Author: Abby Siemer
In July of 2018, a tragic event took place. A DUCK boat or as they called it The Stretch Duck 7 was a passenger vessel meant to take participants around Table Rock Lake in Branson, Missouri. On July 19th, 31 passengers boarded and set off despite a severe weather warning issued just 20 minutes before their departure. The captain knew about the storm approaching and decided to continue with the voyage anyway. As thunderstorms and 70 mph winds began to strike the boat, it capsized and sank, and 17 lives were lost. As a boat captain or boat owner/operator, weather plays a huge role in planning out the day, and it’s nothing to mess with. At Kirby’s School of Wake safety is everything which is why the coaches take so many precautions when it comes to weather.
Coach Kirby explained the importance of checking the weather app every morning to get an idea of what to expect, but he’s not just looking at if it will rain. Things like wind direction, UV index, and the radar are all things he studies in the morning to make sure there will be no ominous weather approaching. On days there are, lessons get postponed to not risk putting anyone in the water when it’s dangerous. However, bad weather can’t always be avoided. Kirby says if he’s on a lesson and bad weather hits it’s important to get everyone back on the boat and find coverage under a dock or sheltered area until it passes. For times like that, Kirby always keeps an Anetik wind/rain jacket in the boat to keep the water off him, so he can focus on the safety of the passengers.
While the weather app that the iPhone comes with is informative, the coaches find it helpful to use others like MyRadar which creates an animated radar of your area including storm layers, different types of maps, and advanced wind animations. Another one is The Weather Channel App which gives in depth details about the weather in your area and even includes how much of each type of pollen and other pollutants are in the air. The Weather Channel App claims to be the world’s most accurate forecaster with live radar updates, storm alerts, and more. It makes it easy to track storms in the area which can help the coaches know if they need to cancel a lesson or if the bad weather can be avoided.
The coaches also use My Lightning Tracker. It is not safe to be in the water if there’s lightning nearby. Because water conducts electricity, lightning is more likely to strike water than land, so if there’s lightning in the area the coaches need to know. The My lightning Tracker app allows you to see lightning strikes in your area, and it alerts you how many miles away the strike occurred. The app also informs you of hot spots where lightning is most likely to strike. The National Collegiate Athletic Association recommends waiting at least 30 minutes after the last sound of thunder and until the lightning is at least 6 miles away to resume athletic activity. When in the water especially it can be helpful to use the 30-30 rule- start counting to 30 when you see a strike of lightning, and if you hear thunder before you reach 30 seconds, it means the lightning is close enough to strike the water around you, and it’s too risky to continue swimming. When lightning strikes water it spreads out horizontally along the surface and reaches 10-100m depending on the power of the bolt and if it’s fresh or saltwater. The bolt emits a booming sound when it hits the water around 260 decibels that can be heard a mile away. This means that even if someone in the water is out of range to get hit by the electric current, they are still at risk of hearing loss.

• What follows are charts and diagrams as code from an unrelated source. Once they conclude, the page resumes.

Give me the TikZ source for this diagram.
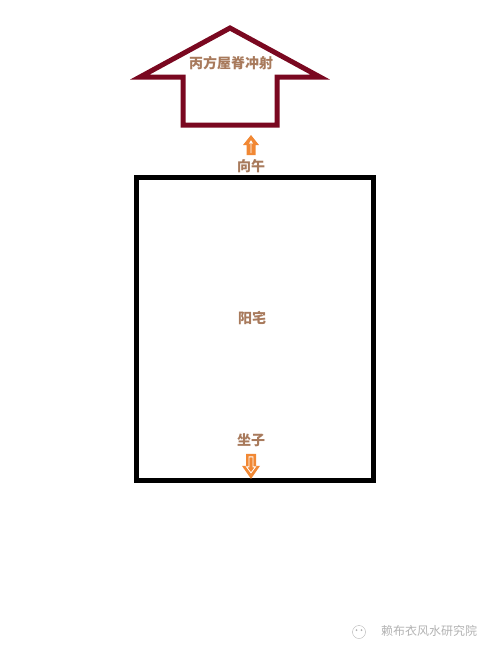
\documentclass[tikz,border=0pt]{standalone}
\usepackage{fontspec}
\newfontfamily\cjk{Noto Sans CJK SC}
\usetikzlibrary{positioning}

\definecolor{roofred}{RGB}{122,8,32}
\definecolor{tagbrown}{RGB}{168,122,92}
\definecolor{dirorange}{RGB}{241,136,52}
\definecolor{markgray}{RGB}{178,178,178}

\begin{document}
\begin{tikzpicture}[x=1pt,y=-1pt,semithick,node distance=2pt]
  \tikzstyle{every node}=[font=\cjk\fontsize{14}{16}\selectfont,inner sep=1pt]
  \tikzstyle{tag}=[text=tagbrown,font=\cjk\bfseries\fontsize{14}{16}\selectfont]
  \tikzstyle{dirfill}=[fill=dirorange,draw=none]
  \tikzstyle{dirline}=[draw=white,line width=0.8pt]

  \useasboundingbox (0,0) rectangle (490,654);

  % roof arrow
  \draw[roofred,line width=5pt,line join=miter]
    (230,28) -- (320,77) -- (277,77) -- (277,125) -- (183,125)
    -- (183,77) -- (140,77) -- cycle;
  \node[tag] (roof) at (231,63) {丙方屋脊冲射};

  % house
  \draw[line width=5pt] (136,177) rectangle (373,480);
  \node[tag] (house) at (252,318) {阳宅};

  % facing
  \node[tag] (face) at (251,166) {向午};
  \coordinate[above=3pt of face] (upbase);
  \filldraw[dirfill] (upbase) ++(-4.5,0) -- ++(0,-10) -- ++(-3.5,0) -- ++(8,-10)
    -- ++(8,10) -- ++(-3.5,0) -- ++(0,10) -- cycle;
  \draw[dirline] (upbase) ++(0,-2) -- ++(0,-12) ++(-1.5,2.5) -- ++(1.5,-2.5) -- ++(1.5,2.5);

  % sitting
  \node[tag] (sit) at (251,440) {坐子};
  \coordinate[below=6pt of sit] (downtop);
  \filldraw[dirfill] (downtop) ++(-5,0) -- ++(0,12) -- ++(-4,0) -- ++(9,13)
    -- ++(9,-13) -- ++(-4,0) -- ++(0,-12) -- cycle;
  \draw[dirline] (downtop) ++(-2,3) -- ++(0,10) -- ++(-2.5,0) -- ++(4.5,6)
    -- ++(4.5,-6) -- ++(-2.5,0) -- ++(0,-10) -- cycle;

  % watermark
  \node[text=markgray,font=\cjk\fontsize{12}{14}\selectfont] (mark) at (429,631) {赖布衣风水研究院};
  \draw[markgray,thin] (359,632) circle (6.5);
  \fill[markgray] (356.5,630) circle (1) (361.5,630) circle (1);
\end{tikzpicture}
\end{document}
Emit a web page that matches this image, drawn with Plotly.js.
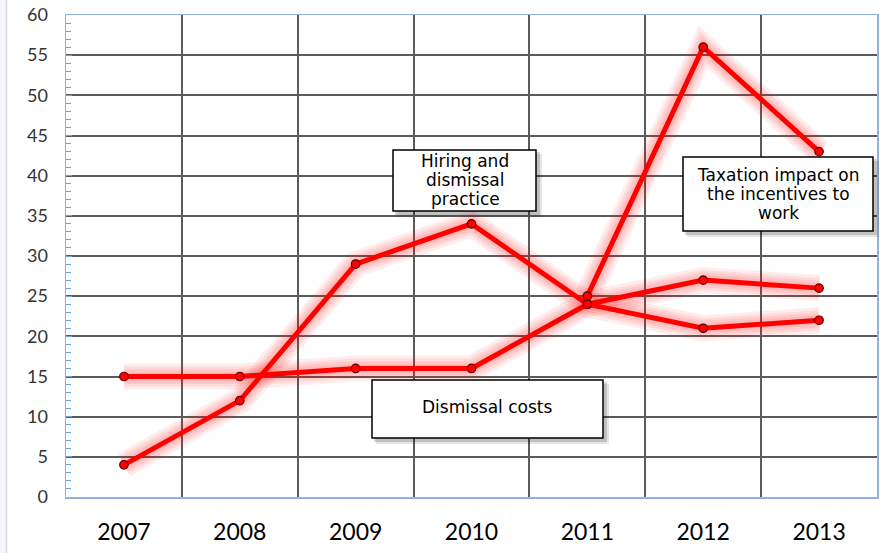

These resources help the coaches to stay 10 steps ahead of the weather at all times which ensures that themselves, the customers, and the equipment are all safe. While riding in storms can be dangerous it’s important to know the severity. If it’s just raining, as long as the driver can see, and the rider isn’t in danger (there’s no lightning), you don’t have to stop for shelter, but knowing if/how the weather will change is vital. At Kirby’s School of Wake, the #1 priority is providing customers with a fun, safe excursion to spread the love of the sport and these precautions make that possible.